The 'Hairlarious' tale of an Addicted Gardener

Is Plant Addiction a Thing?  We think so, and we’re sure you will too when you read about the lengths Mr D goes too to conceal plant purchases from his wife.

Mr D is flamboyant, young, fun and creative.  We have had the pleasure of serving him in our garden centre for some time now.  We knew he loved his garden, and had a particular passion for plants, and for colour, but until recently, we had no idea of the level of his plant addiction. 

I recently worked with Mr D on a community project.  We laughed, and we chatted as we gardened.  Amongst the laughter and the chatter I learnt that Mr D, who is surrounded by women each day in his job as a hairdresser, has in fact, picked up a few of their habits.  So used to the subterfuge of the women he works with, he began to take it on himself.  He has heard it all ….. “darling, I’ve had that dress for ages, I can’t believe you haven’t seen it before” or “ … that old thing, I wore it to Uncle Bob’s 60th last year, don’t you remember”. 

Mr D told me of the times he has pulled into the driveway with a car full of plants; and how he has removed the plants from the back and front seat, leaving those in the boot until Mrs D is out of sight.    He laughed about the times he has snuck small seedlings amongst larger, more established plants and when questioned said they had been there for years, or the time he told her “all the plants were two for one at the hardware store today” (a regular occurrence apparently); or that he receives special discount because he is an extra special customer … which of course, means he can buy more plants which he can’t actually fit into his already bursting at the seams garden.  Or the times he has purchased seedlings, sure he has room for them, but upon arriving home discovering he simply can’t fit them in, so he secretly plants them into the garden at the local community centre.

Mr D is prone to impulse buying.  He is known to buy a new Boronia each spring.  Not because he has an amazing collection of them – in fact he doesn’t have room for one in his garden.  His Boronia purchase is entirely accidental, and usually is brought on by a visit to the garden centre when they are in flower.  The fragrance gets him every time, and even though he can’t possibly squeeze one into his garden, he justifies his purchase as ‘being better than buying a bunch of flowers’.  Boronia though, is not the only purchase not to make it into his garden.  He tells me he is regularly seduced by the power of plants, purchasing trees and shrubs knowing he doesn’t have room to fit into the design of his garden.  Instead he keeps them in pots, gives them away, or enjoys them until they die!

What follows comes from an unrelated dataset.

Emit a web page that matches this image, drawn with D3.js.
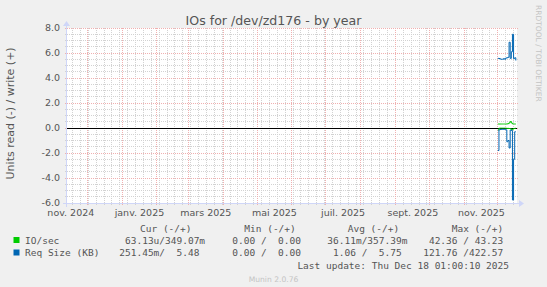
<!DOCTYPE html>
<html><head><meta charset="utf-8">
<script src="https://cdn.jsdelivr.net/npm/d3@7"></script>
<style>body{margin:0;background:#f0f0f0}svg{display:block}</style>
</head><body>
<script>
// ---- data ----
const title = "IOs for /dev/zd176 - by year";
const yLabel = "Units read (-) / write (+)";
const rangeStart = "2024-11-13T01:00:10Z";
const rangeEnd = "2025-12-18T01:00:10Z";
const dates = ["2025-12-01","2025-12-02","2025-12-03","2025-12-04","2025-12-05","2025-12-06","2025-12-07","2025-12-08","2025-12-09","2025-12-10","2025-12-11","2025-12-12","2025-12-13","2025-12-14","2025-12-15","2025-12-16","2025-12-17"];
const ioWrite = [0.32,0.32,0.32,0.32,0.32,0.32,0.32,0.32,0.33,0.35,0.42,0.52,0.40,0.33,0.32,0.32,0.32];
const ioRead  = [0.16,0.02,0.01,0.01,0.01,0.01,0.01,0.02,0.03,0.03,0.04,0.05,0.16,0.10,0.04,0.02,0.02];
const reqWrite = [5.57,5.56,5.52,5.50,5.50,5.55,5.50,5.60,5.62,5.66,6.86,5.57,6.10,7.50,5.55,5.62,5.40];
const reqRead  = [1.80,0.15,0.12,0.12,0.10,0.12,0.12,0.15,1.10,1.00,1.60,0.16,0.20,5.76,2.50,0.30,0.30];
const yTicks = [-6,-4,-2,0,2,4,6,8];
const xTickMonths = ["2024-11-01","2025-01-01","2025-03-01","2025-05-01","2025-07-01","2025-09-01","2025-11-01"];
const xTickLabels = ["nov. 2024","janv. 2025","mars 2025","mai 2025","juil. 2025","sept. 2025","nov. 2025"];
const legendHeaders = ["Cur (-/+)","Min (-/+)","Avg (-/+)","Max (-/+)"];
const seriesNames = ["IO/sec","Req Size (KB)"];
const seriesColors = ["#00cc00","#0066b3"];
const legendValues = [
  [" 63.13u/349.07m","  0.00 /  0.00 "," 36.11m/357.39m"," 42.36 / 43.23 "],
  ["251.45m/  5.48 ","  0.00 /  0.00 ","  1.06 /  5.75 ","121.76 /422.57 "]
];
const lastUpdate = "Last update: Thu Dec 18 01:00:10 2025";
const version = "Munin 2.0.76";
const watermark = "RRDTOOL / TOBI OETIKER";

// ---- layout ----
const W = 547, H = 287;
const X0 = 67, XS = 450, Y0 = 203, YS = 175;
const fontSans = "'DejaVu Sans', sans-serif";
const fontMono = "'DejaVu Sans Mono', monospace";
const textCol = "#555";
const nb = s => s.replace(/ /g, "\u00a0");

const svg = d3.select("body").append("svg").attr("width", W).attr("height", H);
svg.append("rect").attr("width", W).attr("height", H).attr("fill", "#f0f0f0");

const start = new Date(rangeStart), end = new Date(rangeEnd);
const x = d3.scaleUtc().domain([start, end]).range([X0, X0 + XS]);
const y = d3.scaleLinear().domain([-6, 8]).range([Y0, Y0 - YS]);
const px = v => Math.floor(v) + 0.5;

svg.append("rect").attr("x", X0).attr("y", Y0 - YS).attr("width", XS).attr("height", YS).attr("fill", "#ffffff");

const grid = svg.append("g").attr("fill", "none").attr("stroke-width", 1);
const minorCol = "#d2d2d2", majorCol = "#f0b0b0";
const hMinor = d3.range(-6, 8.001, 0.5).filter(v => Math.abs(v % 2) > 1e-9);
hMinor.forEach(v => {
  const yy = px(y(v));
  grid.append("line").attr("x1", X0 - 2).attr("x2", X0 + XS + 2).attr("y1", yy).attr("y2", yy)
    .attr("stroke", minorCol).attr("stroke-dasharray", "1,1");
});
d3.utcMonday.range(start, end).forEach(d => {
  const xx = px(x(d));
  grid.append("line").attr("x1", xx).attr("x2", xx).attr("y1", Y0 + 2).attr("y2", Y0 - YS)
    .attr("stroke", minorCol).attr("stroke-dasharray", "1,1");
});
yTicks.forEach(v => {
  const yy = px(y(v));
  grid.append("line").attr("x1", X0 - 2).attr("x2", X0 + XS + 2).attr("y1", yy).attr("y2", yy)
    .attr("stroke", majorCol).attr("stroke-dasharray", "1,1");
});
d3.utcMonth.range(start, end).forEach(d => {
  const xx = px(x(d));
  grid.append("line").attr("x1", xx).attr("x2", xx).attr("y1", Y0 + 2).attr("y2", Y0 - YS)
    .attr("stroke", majorCol).attr("stroke-dasharray", "1,1");
});

// axes lines + arrows
const axisCol = "#cfd6f8";
svg.append("line").attr("x1", X0 - 4).attr("x2", X0 + XS + 4).attr("y1", Y0 + 0.5).attr("y2", Y0 + 0.5).attr("stroke", axisCol);
svg.append("line").attr("x1", X0 - 0.5).attr("x2", X0 - 0.5).attr("y1", Y0 + 4).attr("y2", Y0 - YS - 4).attr("stroke", axisCol);
svg.append("path").attr("d", `M${X0+XS+2},${Y0-3}L${X0+XS+2},${Y0+4}L${X0+XS+7},${Y0+0.5}Z`).attr("fill", axisCol);
svg.append("path").attr("d", `M${X0-4},${Y0-YS-2}L${X0+3},${Y0-YS-2}L${X0-0.5},${Y0-YS-7}Z`).attr("fill", axisCol);

// zero line
svg.append("line").attr("x1", X0).attr("x2", X0 + XS).attr("y1", px(y(0))).attr("y2", px(y(0)))
  .attr("stroke", "#000").attr("stroke-width", 1);

// data
const pts = (arr, sign) => arr.map((v, i) => ({ d: new Date(dates[i] + "T00:00:00Z"), v: sign * v }));
const line = d3.line().x(p => x(p.d)).y(p => y(p.v)).curve(d3.curveStepAfter);
const seriesDraw = [
  [pts(ioRead, -1), seriesColors[0]],
  [pts(ioWrite, 1), seriesColors[0]],
  [pts(reqRead, -1), seriesColors[1]],
  [pts(reqWrite, 1), seriesColors[1]]
];
seriesDraw.forEach(([p, c]) => {
  svg.append("path").attr("d", line(p)).attr("fill", "none").attr("stroke", c).attr("stroke-width", 1);
});

// y axis labels
const yAxis = svg.append("g").attr("transform", `translate(${X0},0)`)
  .call(d3.axisLeft(y).tickValues(yTicks).tickFormat(v => v.toFixed(1)).tickSize(0).tickPadding(7));
yAxis.select(".domain").remove();
yAxis.selectAll("text").attr("font-family", fontSans).attr("font-size", "9.5px").attr("fill", textCol).attr("dy", "0.3em");

// x axis labels (month labels centred half a month after the month start)
const labelDates = xTickMonths.map(s => d3.utcDay.offset(new Date(s + "T00:00:00Z"), 15));
const xAxis = svg.append("g").attr("transform", `translate(0,${Y0})`)
  .call(d3.axisBottom(x).tickValues(labelDates).tickFormat((d, i) => xTickLabels[i]).tickSize(0).tickPadding(6.5));
xAxis.select(".domain").remove();
xAxis.selectAll("text").attr("font-family", fontSans).attr("font-size", "9.5px").attr("fill", textCol);

// title
svg.append("text").attr("x", W / 2).attr("y", 25).attr("text-anchor", "middle")
  .attr("font-family", fontSans).attr("font-size", "12.6px").attr("fill", textCol).text(title);

// y label
svg.append("text").attr("transform", "translate(13.6,113.4) rotate(-90)").attr("text-anchor", "middle")
  .attr("font-family", fontSans).attr("font-size", "11px").attr("fill", textCol).text(yLabel);

// watermark vertical
svg.append("text").attr("transform", "translate(536,5) rotate(90)").attr("text-anchor", "start")
  .attr("font-family", fontSans).attr("font-size", "7.5px").attr("fill", "#c4c4c4").text(watermark);

// legend
const leg = svg.append("g").attr("font-family", fontMono).attr("font-size", "9.5px").attr("fill", textCol);
const headerX = [140, 244.3, 347.7, 451.7];
legendHeaders.forEach((h, i) => leg.append("text").attr("x", headerX[i]).attr("y", 231.5).text(nb(h)));
const colX = [119.3, 220.9, 321.6, 423.2];
const rowY = [243.5, 256];
seriesNames.forEach((n, r) => {
  leg.append("rect").attr("x", 13.5).attr("y", rowY[r] - 6.5).attr("width", 6).attr("height", 6).attr("fill", seriesColors[r]);
  leg.append("text").attr("x", 25).attr("y", rowY[r]).text(nb(n));
  legendValues[r].forEach((v, c) => leg.append("text").attr("x", colX[c]).attr("y", rowY[r]).text(nb(v)));
});
leg.append("text").attr("x", 509).attr("y", 268.5).attr("text-anchor", "end").text(nb(lastUpdate));

svg.append("text").attr("x", W / 2).attr("y", 282).attr("text-anchor", "middle")
  .attr("font-family", fontSans).attr("font-size", "7.6px").attr("fill", "#c4c4c4").text(version);
</script>
</body></html>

Don’t get me wrong, I have it on good advice that Mrs D gets great pleasure from their garden, and his gardening habits, she just doesn’t know the extent of the purchasing, the visits to our garden centre and others, or that he might have been pedalling a few white lies over the years!   She is the nicest of people.  If I was a betting person, I would say she probably harbours a suspicion about the plants which find their way to her garden, she just doesn’t know the extent of the plant addiction that feeds the habit.  

Mr D’s is not the type of garden you might expect of a plant addict, but a plant addict he is!  Such is his gardening addiction, he spends time in his garden each day before work, and again every evening, snipping, pulling weeds, sweeping, tweaking and most probably talking to his plants too.  His plant and garden addiction means he is constantly ruining his ‘good’ clothes and his house slippers because he simply can’t walk past his garden without ‘gardening’.   Nor I hear, can he walk past his verge or his neighbour’s verge without pulling weeds …. He is addicted!